Thursday, January 13, 2011

Virginia introduces honest money bill

Rebellion reports that Virginia State Representative R.G. Marshall yesterday introduced HJR 557, to create a joint subcommittee to study whether Virginia should consider establishing an alternative currency to that issued by the Federal Reserve Bank. The whereases are quite lengthy. Here is the Now therefore part:
That a joint subcommittee be appointed to study whether the Commonwealth should adopt a currency to serve as an alternative to the currency distributed by the Federal Reserve System in the event of a major breakdown of the Federal Reserve System.

The joint subcommittee shall consist of eight legislative members who shall be appointed as follows: five members of the House of Delegates to be appointed by the Speaker of the House of Delegates in accordance with the principles of proportional representation contained in the Rules of the House of Delegates and three members of the Senate to be appointed by the Senate Committee on Rules. The joint subcommittee shall elect a chairman and vice-chairman from among its membership.

In conducting its study, the joint subcommittee shall call or hear from such witnesses and take such other evidence as it deems appropriate and shall consider recommendations for legislation, with respect to the need, means, and schedule for establishing such an alternative currency.

If enacted, the joint subcommittee will have to submit its report to the General Assembly by November 30, 2011.

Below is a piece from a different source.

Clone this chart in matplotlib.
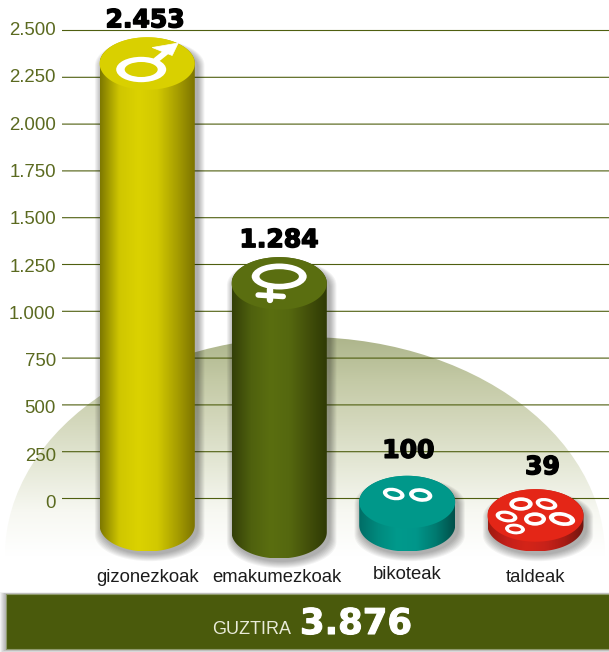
'''
  Bar chart drawn as 3D cylinders, on a faded dome.
'''
import numpy as np
import matplotlib
matplotlib.use("Agg")
import matplotlib.pyplot as plt
import matplotlib.patheffects as pe
from matplotlib.colors import LinearSegmentedColormap
from matplotlib.patches import Ellipse, PathPatch, Rectangle, Polygon
from matplotlib.path import Path
from matplotlib.transforms import Affine2D

categories = ["gizonezkoak", "emakumezkoak", "bikoteak", "taldeak"]
values = [2453, 1284, 100, 39]
yticks = [0, 250, 500, 750, 1000, 1250, 1500, 1750, 2000, 2250, 2500]
total_label = "GUZTIRA"

# layout, in pixels of the picture
W, H = 609, 652
Y0, YTOP = 498.5, 30.5
centers = [147.2, 279.2, 407.2, 535.5]
half_w = [47.6, 47.6, 48, 48]
top_nudge = [-2, -1, -4, -2]
bottoms = [551.5, 558.5, 551.5, 551.5]
cap_h = 52.5
label_x = [145, 279, 408.5, 542.5]
label_gap = [10, 10, 18, 15]
cat_x = [147.5, 276.5, 407, 536]
cat_base = [582, 582, 579, 582]

top_colors = ["#d9d000", "#5a6e10", "#00988a", "#e42617"]
side_colors = [
  ["#7d7800", "#cfc600", "#dbd200", "#d2c900", "#a89f00", "#7a7200"],
  ["#333f08", "#4f610e", "#5a6e10", "#55680f", "#424f0a", "#2e3905"],
  ["#006d66", "#008a7e", "#009a8c", "#00968a", "#007a70", "#00504a"],
  ["#a01a10", "#c4201a", "#d42418", "#c8221a", "#a81c14", "#701510"],
]
grid_color = "#4f5f10"
tick_color = "#5b6a20"

plt.rcParams['font.family'] = ['Liberation Sans', 'DejaVu Sans']


def dotted(v):
  return f"{v:,}".replace(",", ".")


def arc(cx, cy, rx, ry, a0, a1, n=60):
  t = np.linspace(a0, a1, n)
  return np.column_stack([cx + rx * np.cos(t), cy + ry * np.sin(t)])


def ellipse_path(cx, cy, rx, ry):
  return Path(arc(cx, cy, rx, ry, 0, 2 * np.pi, 120), closed=True)


def body_path(cx, rx, top, bottom, ry):
  # top half of the upper ellipse, then the lower half of the bottom one
  up = arc(cx, top + ry, rx, ry, np.pi, 2 * np.pi)
  low = arc(cx, bottom - ry, rx, ry, 0, np.pi)
  return Path(np.vstack([up, low, up[:1]]), closed=True)


def gradient(ax, px, colors, extent, horizontal, clip, zorder):
  cmap = LinearSegmentedColormap.from_list("g", colors)
  ramp = np.linspace(0, 1, 256)
  ramp = ramp[None, :] if horizontal else ramp[:, None]
  im = ax.imshow(ramp, cmap=cmap, extent=extent, origin="lower",
                 aspect="auto", zorder=zorder, interpolation="bilinear")
  im.set_transform(px)
  im.set_clip_path(clip, px)
  return im


def ring(ax, px, x, y, rx, ry, irx, iry, hole, angle=0):
  # white ellipse with a hole in the colour of the cap, strokes are uneven like the original
  ax.add_patch(Ellipse((x, y), 2 * rx, 2 * ry, angle=angle, fc="white", ec="none",
                       transform=px, zorder=6))
  ax.add_patch(Ellipse((x, y), 2 * irx, 2 * iry, angle=angle, fc=hole, ec="none",
                       transform=px, zorder=6.1))


def white_line(ax, px, xs, ys, lw):
  ax.plot(xs, ys, color="white", lw=lw, transform=px, zorder=6,
          solid_capstyle="round")


fig = plt.figure(figsize=(W / 100, H / 100), dpi=100)
ax = fig.add_axes([0, 0, 1, 1])
ax.set_facecolor("white")
for s in ax.spines.values():
  s.set_visible(False)

scale = (Y0 - YTOP) / yticks[-1]
ax.set_xlim(0, W)
ax.set_ylim((Y0 - H) / scale, Y0 / scale)
ax.set_autoscale_on(False)
ax.set_xticks([])

# picture pixels (y going down) to display
px = Affine2D().scale(1, -1).translate(0, H)

# dome
dome = ellipse_path(305, 555, 300, 218)
gradient(ax, px, ["#adb58b", "#c4caa6", "#d5d9be", "#e6e9d8", "#f7f8f2", "#ffffff"],
         (0, W, 337, 556), False, dome, 1)

# grid and ticks
lines = ax.hlines(yticks, 62, W, colors=grid_color, lw=0.8, zorder=1.5)
lines.set_snap(False)
ax.set_yticks(yticks)
ax.set_yticklabels([dotted(v) for v in yticks])
ax.tick_params(axis="y", length=0, pad=-40.3, labelsize=13.4, labelcolor=tick_color)
for v, lab in zip(yticks, ax.get_yticklabels()):
  lab.set_transform(lab.get_transform() + Affine2D().translate(0, -3 + 5 * v / yticks[-1]))

# cylinders
for i, v in enumerate(values):
  cx, rx = centers[i], half_w[i]
  top = H - ax.transData.transform((cx, v))[1] + top_nudge[i]
  bottom = bottoms[i]
  ry = cap_h / 2
  for k in range(1, 9):
    shadow = body_path(cx + 2.5, rx + k * 0.9, top + 5 - k * 0.4, bottom + 2.5 + k * 0.9, ry)
    ax.add_patch(PathPatch(shadow, fc="black", ec="none", alpha=0.045,
                           transform=px, zorder=3))
  gradient(ax, px, side_colors[i], (cx - rx, cx + rx, bottom, top), True,
           body_path(cx, rx, top, bottom, ry), 4)
  ax.add_patch(PathPatch(ellipse_path(cx, top + ry, rx, ry), fc=top_colors[i], ec="none",
                         transform=px, zorder=5))
  ax.text(label_x[i], top - label_gap[i], dotted(v), transform=px, ha="center", va="baseline",
          family="DejaVu Sans", fontweight="bold", fontsize=18, color="black", zorder=7,
          path_effects=[pe.withStroke(linewidth=1.1, foreground="black")])
  ax.text(cat_x[i], cat_base[i], categories[i], transform=px, ha="center", va="baseline",
          fontsize=13.3, color="#1c1c1c", zorder=7)

# male sign
cx = centers[0]
ring(ax, px, cx - 6, 69.5, 25, 12.7, 16.5, 7.5, top_colors[0])
white_line(ax, px, [cx + 9, cx + 24], [60, 48], 4.2)
ax.add_patch(Polygon([[cx + 5, 47.5], [cx + 31, 43], [cx + 25, 55.5]], fc="white", ec="white",
                     lw=0.5, transform=px, zorder=6))
# female sign
cx = centers[1]
ring(ax, px, cx, 276.5, 27.5, 13, 19.7, 7.3, top_colors[1])
white_line(ax, px, [cx - 9, cx - 9], [289, 300], 4.6)
white_line(ax, px, [cx - 21, cx + 4], [295, 296.5], 4.0)

# little rings on the flat cylinders
for dx, y, rx, ry, ang in [(-13.5, 494, 11, 6, 12), (13.5, 495, 11.7, 6.7, 8)]:
  ring(ax, px, centers[2] + dx, y, rx, ry, 0.6 * rx, 0.45 * ry, top_colors[2], ang)
for dx, y, rx, ry, ang in [(-14.5, 504, 11.7, 6.7, 0), (11, 504, 11, 5.7, 12), (-29, 516.5, 11, 5.7, 10),
                           (-0.5, 519, 11, 6.7, 0), (26.5, 519, 13.3, 6.7, 10), (-20.5, 529, 10, 5.3, 5)]:
  ring(ax, px, centers[3] + dx, y, rx, ry, 0.6 * rx, 0.45 * ry, top_colors[3], ang)

# total band
for k in range(1, 7):
  ax.add_patch(Rectangle((6 - k, 594 - k * 0.3), W, 55 + k * 1.1, fc="black", ec="none", alpha=0.05,
                         transform=px, zorder=7))
ax.add_patch(Rectangle((6, 594), W, 55, fc="#4a5a0c", ec="#8f9a6c", lw=0.8, transform=px, zorder=8))
ax.text(212, 634, total_label, transform=px, ha="left", va="baseline", fontsize=13,
        color="#e8ead8", zorder=9)
ax.text(300, 634, dotted(sum(values)), transform=px, ha="left", va="baseline",
        family="DejaVu Sans", fontweight="bold", fontsize=25.5, color="white", zorder=9,
        path_effects=[pe.withStroke(linewidth=0.8, foreground="white")])

fig.savefig("out.png", dpi=100, facecolor="white")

Legislation to allow silver or gold to be used as an alternative currency for the payment of taxes ("Honest Money") is being researched in Ohio.

3 comments:

ConstitutionalTender said...

One potential problem: Article I, Section 10 says, "No State shall... coin Money [or] emit Bills of Credit". If this panel ends up recommending that Virginia print its own currency, it will be in violation of "emitting bills of credit". If it recommends that they create their own coins, the State will be in violation of "coining Money".

It would be better to simply introduce a version of the Constitutional Tender Act, which would bring back the State's use of Sound Money by enforcing that same Article I, Section 10: "No State shall... make any Thing but gold and silver Coin a Tender in Payment of Debts".

Bill G.

Harold Thomas said...

Bill G.:

There is another option: Virginia could issue currency backed by gold or silver on deposit in the state treasury (not denominated in dollars, for obvious reasons, and clearly not a "bill of credit").

Or Virginia could use pre-1965 U.S. silver coin as a state currency. I have proposed this for Ohio, dubbing the currency unit the "buckeye sterling."

Either approach should pass Constitutional muster.

Kristen said...

Read the rest of Article 1, Section 10 where it says...make anything but gold or silver coin a tender in payment..."Looks like the nation is already in violation of this Article. Maybe Virginia can get everyone re-focused.